AIM: Scan the lines and state how many carry "diagram". Leave out everything but the number.

^^^^^^^^

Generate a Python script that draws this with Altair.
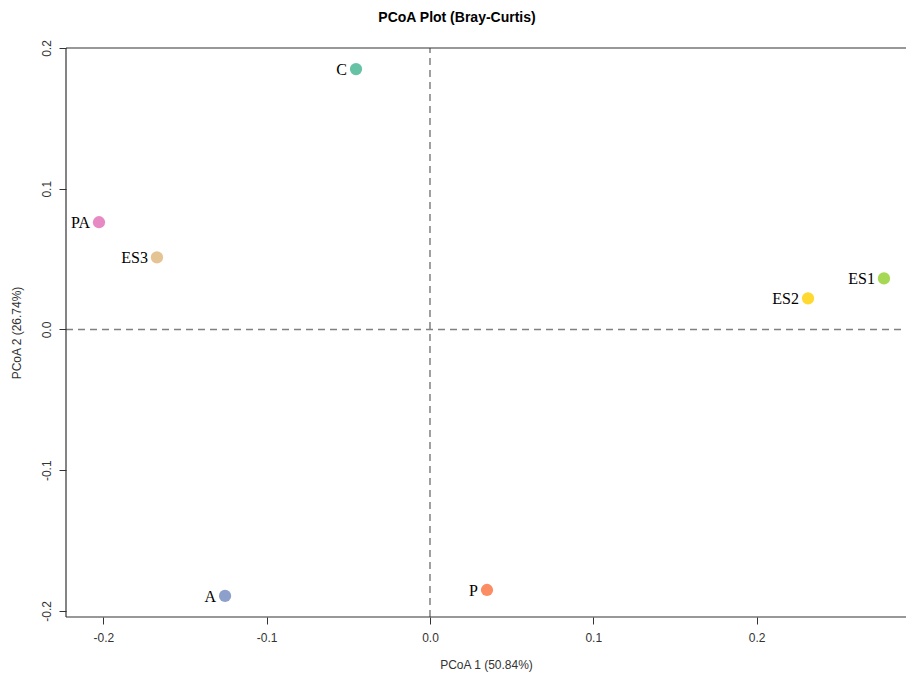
import altair as alt
import pandas as pd

samples = ["C", "PA", "ES3", "ES1", "ES2", "A", "P"]
pc1 = [-0.0453, -0.2027, -0.1672, 0.2780, 0.2315, -0.1255, 0.0349]
pc2 = [0.1850, 0.0762, 0.0512, 0.0363, 0.0221, -0.1893, -0.1851]
colors = ["#66C2A5", "#E78AC3", "#E5C494", "#A6D854", "#FFD92F", "#8DA0CB", "#FC8D62"]
ticks = [-0.2, -0.1, 0.0, 0.1, 0.2]

xdom = [-0.2229, 0.2915]
ydom = [-0.2043, 0.2]

df = pd.DataFrame({"s": samples, "x": pc1, "y": pc2, "c": colors})

xs = alt.Scale(domain=xdom, nice=False, zero=False)
ys = alt.Scale(domain=ydom, nice=False, zero=False)

axis_common = dict(
    values=ticks, grid=False, domain=False,
    labelExpr="replace(format(datum.value, '.1f'), '\u2212', '-')",
    tickColor="#333333", tickSize=7, tickWidth=1,
    labelFont="Liberation Sans", labelFontSize=12, labelColor="#333333",
    titleFont="Liberation Sans", titleFontSize=12, titleFontWeight="normal", titleColor="#333333",
)

base = alt.Chart(df)

points = base.mark_circle(size=150, opacity=1).encode(
    x=alt.X("x:Q", scale=xs, title="PCoA 1 (50.84%)",
            axis=alt.Axis(labelPadding=8, titlePadding=16, **axis_common)),
    y=alt.Y("y:Q", scale=ys, title="PCoA 2 (26.74%)",
            axis=alt.Axis(labelAngle=270, labelAlign="center", labelBaseline="bottom",
                          labelPadding=6, titlePadding=17, **axis_common)),
    color=alt.Color("c:N", scale=None),
)

labels = base.mark_text(align="right", baseline="middle", dx=-9, dy=1,
                        font="Liberation Serif", fontSize=16, color="#000000").encode(
    x=alt.X("x:Q", scale=xs), y=alt.Y("y:Q", scale=ys), text="s:N")

frame_h = pd.DataFrame({"x1": [xdom[0], xdom[0]], "x2": [xdom[1], xdom[1]], "y": [ydom[1], ydom[0]]})
frame_v = pd.DataFrame({"x": [xdom[0]], "y1": [ydom[0]], "y2": [ydom[1]]})

hrules = alt.Chart(frame_h).mark_rule(color="#333333", strokeWidth=1.2).encode(
    x=alt.X("x1:Q", scale=xs), x2="x2:Q", y=alt.Y("y:Q", scale=ys))
vrule = alt.Chart(frame_v).mark_rule(color="#333333", strokeWidth=1.2).encode(
    x=alt.X("x:Q", scale=xs), y=alt.Y("y1:Q", scale=ys), y2="y2:Q")

zero_h = pd.DataFrame({"x1": [xdom[0]], "x2": [xdom[1]], "y": [0.0]})
zero_v = pd.DataFrame({"x": [0.0], "y1": [ydom[0]], "y2": [ydom[1]]})
dash_h = alt.Chart(zero_h).mark_rule(color="#808080", strokeWidth=1.5, strokeDash=[7, 5]).encode(
    x=alt.X("x1:Q", scale=xs), x2="x2:Q", y=alt.Y("y:Q", scale=ys))
dash_v = alt.Chart(zero_v).mark_rule(color="#808080", strokeWidth=1.5, strokeDash=[7, 5]).encode(
    x=alt.X("x:Q", scale=xs), y=alt.Y("y1:Q", scale=ys), y2="y2:Q")

chart = alt.layer(dash_h, dash_v, hrules, vrule, points, labels).properties(
    width=840, height=569,
    title=alt.TitleParams("PCoA Plot (Bray-Curtis)", font="Liberation Sans", fontSize=14,
                          fontWeight="bold", color="#000000", anchor="middle", dx=-29, offset=15),
    autosize=alt.AutoSizeParams(type="none"),
    padding={"left": 58, "top": 40, "right": 0, "bottom": 58},
).configure_view(stroke=None)

chart.save("out.html", embed_options={"renderer": "svg", "actions": False})
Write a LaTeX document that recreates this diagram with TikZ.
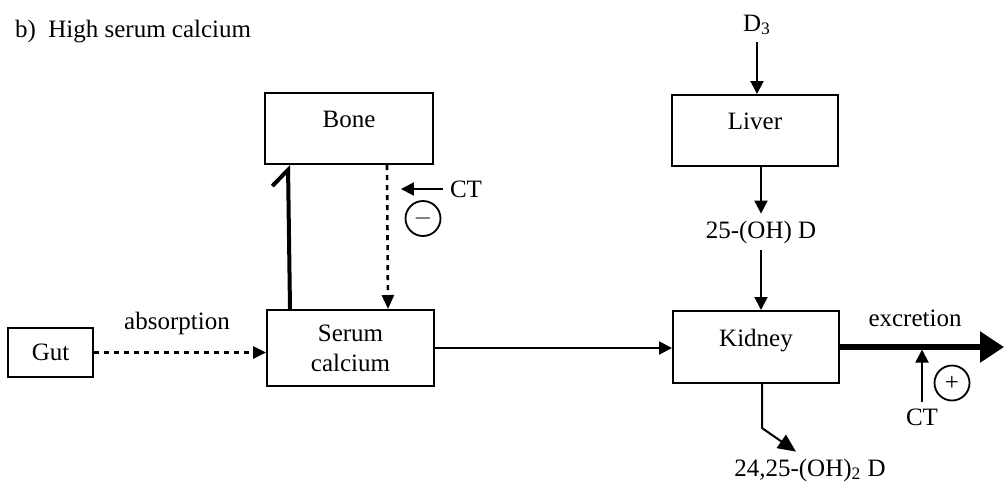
\documentclass[tikz,border=0pt]{standalone}
\usepackage{fontspec}
\setmainfont{Liberation Serif}
\usetikzlibrary{positioning,arrows.meta}

\begin{document}
\begin{tikzpicture}[x=0.5pt,y=-0.5pt,
  font=\fontsize{12.5}{15}\selectfont,
  box/.style={draw, line width=1pt, inner sep=0pt},
  uptext/.style={text depth=9.5pt},
  arr/.style={line width=1pt, -{Triangle[length=6.5pt,width=6.5pt]}},
  dots/.style={line width=1.3pt, dash pattern=on 2.5pt off 2.5pt},
  sign/.style={draw, circle, line width=0.9pt, inner sep=0pt, minimum size=17.5pt}]
\useasboundingbox (0,0) rectangle (1006,484);
\node[anchor=base west] (title) at (8,37) {b)\ \ High serum calcium};
% boxes
\node[box, uptext, minimum width=84pt, minimum height=35.5pt] (bone) at (349,128.5) {Bone};
\node[box, minimum width=83.5pt, minimum height=38pt, align=center] (serum) at (350.5,348) {Serum\\calcium};
\node[box, minimum width=42.5pt, minimum height=24.5pt] (gut) at (50.5,352.5) {Gut};
\node[box, uptext, minimum width=83pt, minimum height=35.5pt] (liver) at (755,130.5) {Liver};
\node[box, uptext, minimum width=83pt, minimum height=36pt] (kidney) at (756,347) {Kidney};
% labels
\node (dthree) at (757,25) {D\textsubscript{3}};
\node (ohd) at (761,232) {25-(OH) D};
\node (dd) at (810,470) {24,25-(OH)\textsubscript{2} D};
\node (absorb) at (177,323) {absorption};
\node (excr) at (915,318) {excretion};
\node (ctone) at (466,189) {CT};
\node (cttwo) at (922,417) {CT};
\node[sign] (minus) at (423,218.5) {$-$};
\node[sign] (plus) at (952,383) {+};
\coordinate (out) at (1004,347);
% connectors
\draw[dots, -{Triangle[length=6.5pt,width=6pt]}] (gut.east) -- (gut.east -| serum.west);
\draw[line width=2pt, -{Straight Barb[left,length=8pt,width=16pt]}] ([xshift=12pt]serum.north west) -- ([xshift=12pt]bone.south west);
\draw[dots, -{Triangle[length=7pt,width=6pt]}] ([xshift=-23.5pt]bone.south east) -- ([xshift=-23.5pt]serum.north east);
\draw[arr] (ctone.west) -- ++(-42,0);
\draw[arr] (serum.east) -- (serum.east -| kidney.west);
\draw[arr] (dthree.south) -- (dthree.south |- liver.north);
\draw[arr] (liver.south -| ohd) -- (ohd.north);
\draw[arr] (ohd.south) -- (ohd.south |- kidney.north);
\draw[line width=1pt, -{Triangle[length=9pt,width=8pt]}] ([xshift=3pt]kidney.south) -- ++(0,44) -- ([xshift=-7pt]dd.north);
\draw[line width=2.8pt, -{Triangle[length=12pt,width=15pt]}] (kidney.east) -- (out);
\draw[arr] (cttwo.north) -- ++(0,-52);
\end{tikzpicture}
\end{document}
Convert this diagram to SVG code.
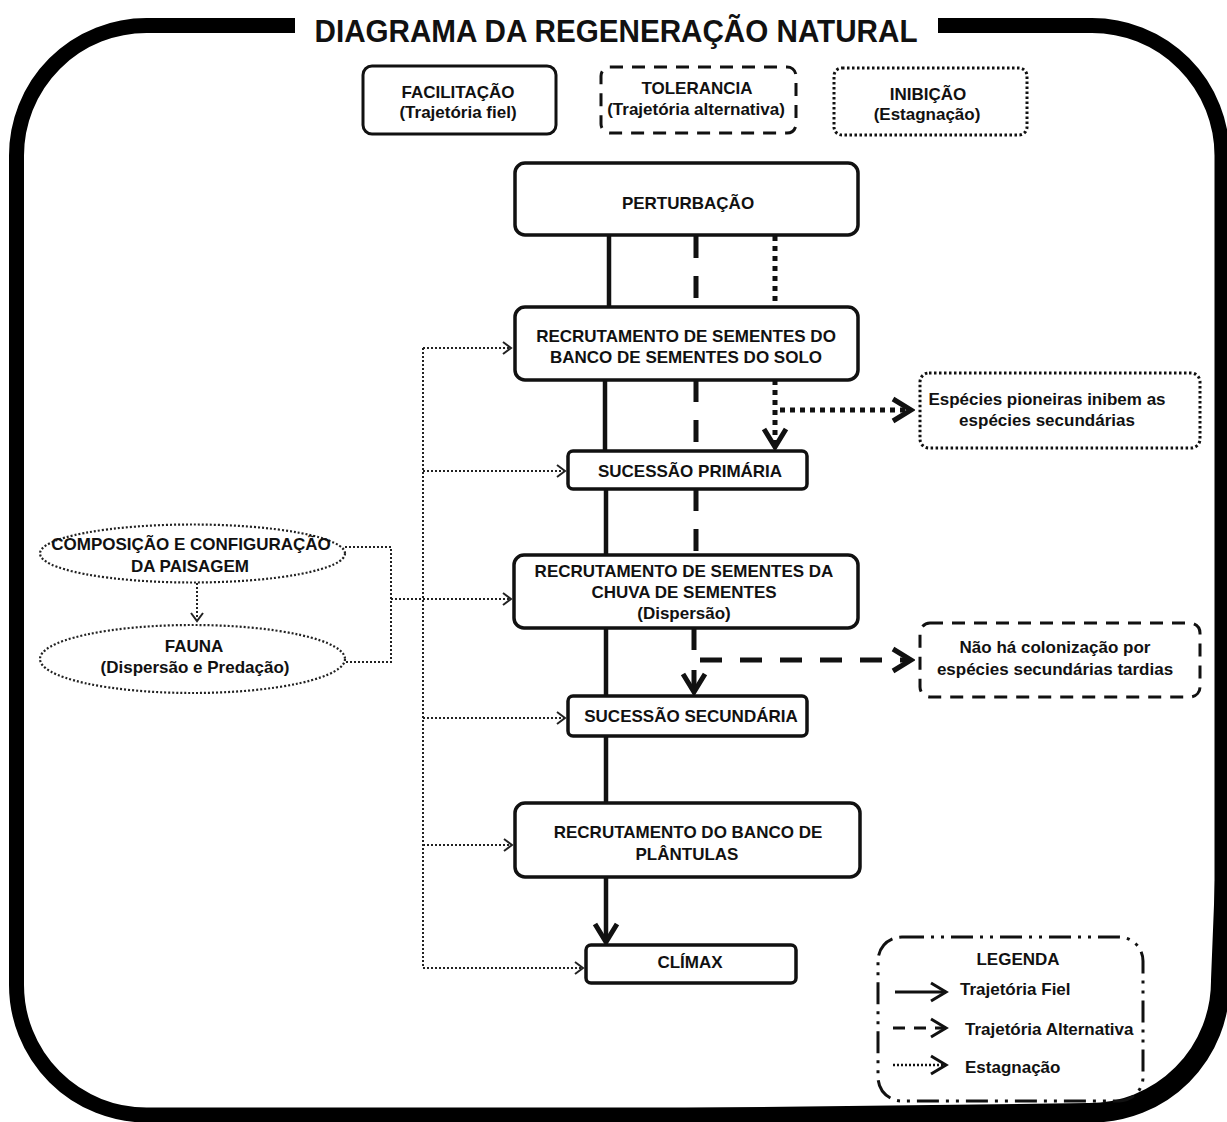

^^^^^^^^

EXERCISE OUTPUT: 2